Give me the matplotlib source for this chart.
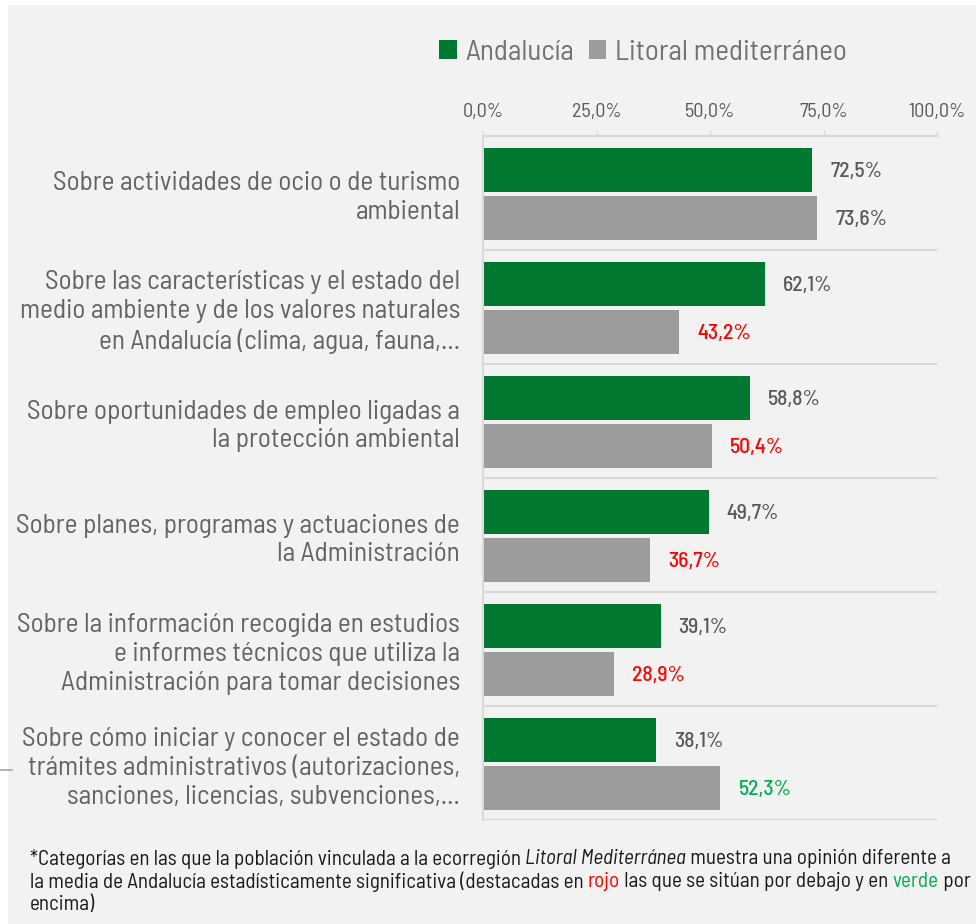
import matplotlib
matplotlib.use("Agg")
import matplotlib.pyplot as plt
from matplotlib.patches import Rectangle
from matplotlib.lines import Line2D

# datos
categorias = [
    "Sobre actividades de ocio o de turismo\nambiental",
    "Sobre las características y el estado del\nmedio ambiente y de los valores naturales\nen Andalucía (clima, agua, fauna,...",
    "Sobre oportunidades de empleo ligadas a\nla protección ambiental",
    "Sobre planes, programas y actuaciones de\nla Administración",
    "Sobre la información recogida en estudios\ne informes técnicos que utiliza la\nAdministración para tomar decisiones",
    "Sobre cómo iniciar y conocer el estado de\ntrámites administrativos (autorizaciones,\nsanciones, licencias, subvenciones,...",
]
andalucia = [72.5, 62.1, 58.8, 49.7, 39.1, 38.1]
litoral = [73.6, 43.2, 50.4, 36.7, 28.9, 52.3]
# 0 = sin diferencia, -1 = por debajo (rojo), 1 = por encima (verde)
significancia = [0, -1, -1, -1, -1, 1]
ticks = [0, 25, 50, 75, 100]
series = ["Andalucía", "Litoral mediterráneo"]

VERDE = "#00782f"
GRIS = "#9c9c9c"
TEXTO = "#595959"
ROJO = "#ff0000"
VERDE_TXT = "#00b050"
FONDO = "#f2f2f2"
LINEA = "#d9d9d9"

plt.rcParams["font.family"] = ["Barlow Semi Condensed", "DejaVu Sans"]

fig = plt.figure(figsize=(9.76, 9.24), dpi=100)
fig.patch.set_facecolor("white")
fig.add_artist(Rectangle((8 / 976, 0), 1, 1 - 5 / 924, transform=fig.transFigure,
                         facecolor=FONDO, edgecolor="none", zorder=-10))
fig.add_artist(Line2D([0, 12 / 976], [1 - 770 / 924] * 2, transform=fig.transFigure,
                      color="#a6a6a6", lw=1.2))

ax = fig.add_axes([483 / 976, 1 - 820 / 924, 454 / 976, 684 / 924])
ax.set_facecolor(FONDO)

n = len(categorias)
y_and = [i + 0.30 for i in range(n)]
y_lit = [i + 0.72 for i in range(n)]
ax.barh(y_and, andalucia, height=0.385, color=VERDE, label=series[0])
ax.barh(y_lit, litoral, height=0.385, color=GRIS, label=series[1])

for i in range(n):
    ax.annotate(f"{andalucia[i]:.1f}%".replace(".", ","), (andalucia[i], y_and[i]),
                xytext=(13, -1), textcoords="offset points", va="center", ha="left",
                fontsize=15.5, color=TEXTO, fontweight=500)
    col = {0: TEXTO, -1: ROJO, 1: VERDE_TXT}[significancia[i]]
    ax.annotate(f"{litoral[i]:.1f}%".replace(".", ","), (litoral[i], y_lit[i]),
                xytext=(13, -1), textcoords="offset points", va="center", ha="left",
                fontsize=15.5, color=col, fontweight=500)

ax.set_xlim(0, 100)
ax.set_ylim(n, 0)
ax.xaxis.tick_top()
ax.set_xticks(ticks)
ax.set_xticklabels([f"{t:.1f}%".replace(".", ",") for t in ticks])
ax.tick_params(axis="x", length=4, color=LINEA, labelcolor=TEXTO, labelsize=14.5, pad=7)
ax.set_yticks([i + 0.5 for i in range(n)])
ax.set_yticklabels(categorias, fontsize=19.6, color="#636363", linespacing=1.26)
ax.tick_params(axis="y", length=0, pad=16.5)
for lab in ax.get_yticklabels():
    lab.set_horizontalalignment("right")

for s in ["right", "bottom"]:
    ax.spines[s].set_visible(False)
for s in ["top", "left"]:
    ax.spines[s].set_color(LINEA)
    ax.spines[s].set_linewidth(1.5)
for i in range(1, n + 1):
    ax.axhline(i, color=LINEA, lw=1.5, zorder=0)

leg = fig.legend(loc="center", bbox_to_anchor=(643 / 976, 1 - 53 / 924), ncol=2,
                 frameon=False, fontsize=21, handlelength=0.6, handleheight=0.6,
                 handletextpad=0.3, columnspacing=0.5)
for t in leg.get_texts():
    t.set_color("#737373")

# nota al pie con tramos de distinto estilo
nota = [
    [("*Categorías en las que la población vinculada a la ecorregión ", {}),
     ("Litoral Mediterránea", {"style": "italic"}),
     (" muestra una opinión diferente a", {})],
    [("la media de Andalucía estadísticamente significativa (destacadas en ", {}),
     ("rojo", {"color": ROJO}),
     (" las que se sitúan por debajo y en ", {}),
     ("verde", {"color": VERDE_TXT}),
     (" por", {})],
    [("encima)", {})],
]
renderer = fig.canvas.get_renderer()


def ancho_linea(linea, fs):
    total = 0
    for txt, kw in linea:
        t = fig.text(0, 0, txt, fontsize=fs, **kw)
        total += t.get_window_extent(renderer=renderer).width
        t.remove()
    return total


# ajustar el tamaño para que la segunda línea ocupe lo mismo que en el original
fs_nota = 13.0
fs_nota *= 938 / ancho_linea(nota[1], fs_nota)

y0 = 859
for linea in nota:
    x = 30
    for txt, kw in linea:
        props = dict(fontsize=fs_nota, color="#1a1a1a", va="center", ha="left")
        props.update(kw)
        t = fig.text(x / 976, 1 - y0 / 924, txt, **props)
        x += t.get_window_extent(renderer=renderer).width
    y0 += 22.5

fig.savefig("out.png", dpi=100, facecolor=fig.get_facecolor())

* **Exercise**: Word for word, quote the full listing, omitting every picture.

* **The reply**:
Give me the matplotlib source for this chart.
import matplotlib
matplotlib.use("Agg")
import matplotlib.pyplot as plt
from matplotlib.patches import Rectangle
from matplotlib.lines import Line2D

# datos
categorias = [
    "Sobre actividades de ocio o de turismo\nambiental",
    "Sobre las características y el estado del\nmedio ambiente y de los valores naturales\nen Andalucía (clima, agua, fauna,...",
    "Sobre oportunidades de empleo ligadas a\nla protección ambiental",
    "Sobre planes, programas y actuaciones de\nla Administración",
    "Sobre la información recogida en estudios\ne informes técnicos que utiliza la\nAdministración para tomar decisiones",
    "Sobre cómo iniciar y conocer el estado de\ntrámites administrativos (autorizaciones,\nsanciones, licencias, subvenciones,...",
]
andalucia = [72.5, 62.1, 58.8, 49.7, 39.1, 38.1]
litoral = [73.6, 43.2, 50.4, 36.7, 28.9, 52.3]
# 0 = sin diferencia, -1 = por debajo (rojo), 1 = por encima (verde)
significancia = [0, -1, -1, -1, -1, 1]
ticks = [0, 25, 50, 75, 100]
series = ["Andalucía", "Litoral mediterráneo"]

VERDE = "#00782f"
GRIS = "#9c9c9c"
TEXTO = "#595959"
ROJO = "#ff0000"
VERDE_TXT = "#00b050"
FONDO = "#f2f2f2"
LINEA = "#d9d9d9"

plt.rcParams["font.family"] = ["Barlow Semi Condensed", "DejaVu Sans"]

fig = plt.figure(figsize=(9.76, 9.24), dpi=100)
fig.patch.set_facecolor("white")
fig.add_artist(Rectangle((8 / 976, 0), 1, 1 - 5 / 924, transform=fig.transFigure,
                         facecolor=FONDO, edgecolor="none", zorder=-10))
fig.add_artist(Line2D([0, 12 / 976], [1 - 770 / 924] * 2, transform=fig.transFigure,
                      color="#a6a6a6", lw=1.2))

ax = fig.add_axes([483 / 976, 1 - 820 / 924, 454 / 976, 684 / 924])
ax.set_facecolor(FONDO)

n = len(categorias)
y_and = [i + 0.30 for i in range(n)]
y_lit = [i + 0.72 for i in range(n)]
ax.barh(y_and, andalucia, height=0.385, color=VERDE, label=series[0])
ax.barh(y_lit, litoral, height=0.385, color=GRIS, label=series[1])

for i in range(n):
    ax.annotate(f"{andalucia[i]:.1f}%".replace(".", ","), (andalucia[i], y_and[i]),
                xytext=(13, -1), textcoords="offset points", va="center", ha="left",
                fontsize=15.5, color=TEXTO, fontweight=500)
    col = {0: TEXTO, -1: ROJO, 1: VERDE_TXT}[significancia[i]]
    ax.annotate(f"{litoral[i]:.1f}%".replace(".", ","), (litoral[i], y_lit[i]),
                xytext=(13, -1), textcoords="offset points", va="center", ha="left",
                fontsize=15.5, color=col, fontweight=500)

ax.set_xlim(0, 100)
ax.set_ylim(n, 0)
ax.xaxis.tick_top()
ax.set_xticks(ticks)
ax.set_xticklabels([f"{t:.1f}%".replace(".", ",") for t in ticks])
ax.tick_params(axis="x", length=4, color=LINEA, labelcolor=TEXTO, labelsize=14.5, pad=7)
ax.set_yticks([i + 0.5 for i in range(n)])
ax.set_yticklabels(categorias, fontsize=19.6, color="#636363", linespacing=1.26)
ax.tick_params(axis="y", length=0, pad=16.5)
for lab in ax.get_yticklabels():
    lab.set_horizontalalignment("right")

for s in ["right", "bottom"]:
    ax.spines[s].set_visible(False)
for s in ["top", "left"]:
    ax.spines[s].set_color(LINEA)
    ax.spines[s].set_linewidth(1.5)
for i in range(1, n + 1):
    ax.axhline(i, color=LINEA, lw=1.5, zorder=0)

leg = fig.legend(loc="center", bbox_to_anchor=(643 / 976, 1 - 53 / 924), ncol=2,
                 frameon=False, fontsize=21, handlelength=0.6, handleheight=0.6,
                 handletextpad=0.3, columnspacing=0.5)
for t in leg.get_texts():
    t.set_color("#737373")

# nota al pie con tramos de distinto estilo
nota = [
    [("*Categorías en las que la población vinculada a la ecorregión ", {}),
     ("Litoral Mediterránea", {"style": "italic"}),
     (" muestra una opinión diferente a", {})],
    [("la media de Andalucía estadísticamente significativa (destacadas en ", {}),
     ("rojo", {"color": ROJO}),
     (" las que se sitúan por debajo y en ", {}),
     ("verde", {"color": VERDE_TXT}),
     (" por", {})],
    [("encima)", {})],
]
renderer = fig.canvas.get_renderer()


def ancho_linea(linea, fs):
    total = 0
    for txt, kw in linea:
        t = fig.text(0, 0, txt, fontsize=fs, **kw)
        total += t.get_window_extent(renderer=renderer).width
        t.remove()
    return total


# ajustar el tamaño para que la segunda línea ocupe lo mismo que en el original
fs_nota = 13.0
fs_nota *= 938 / ancho_linea(nota[1], fs_nota)

y0 = 859
for linea in nota:
    x = 30
    for txt, kw in linea:
        props = dict(fontsize=fs_nota, color="#1a1a1a", va="center", ha="left")
        props.update(kw)
        t = fig.text(x / 976, 1 - y0 / 924, txt, **props)
        x += t.get_window_extent(renderer=renderer).width
    y0 += 22.5

fig.savefig("out.png", dpi=100, facecolor=fig.get_facecolor())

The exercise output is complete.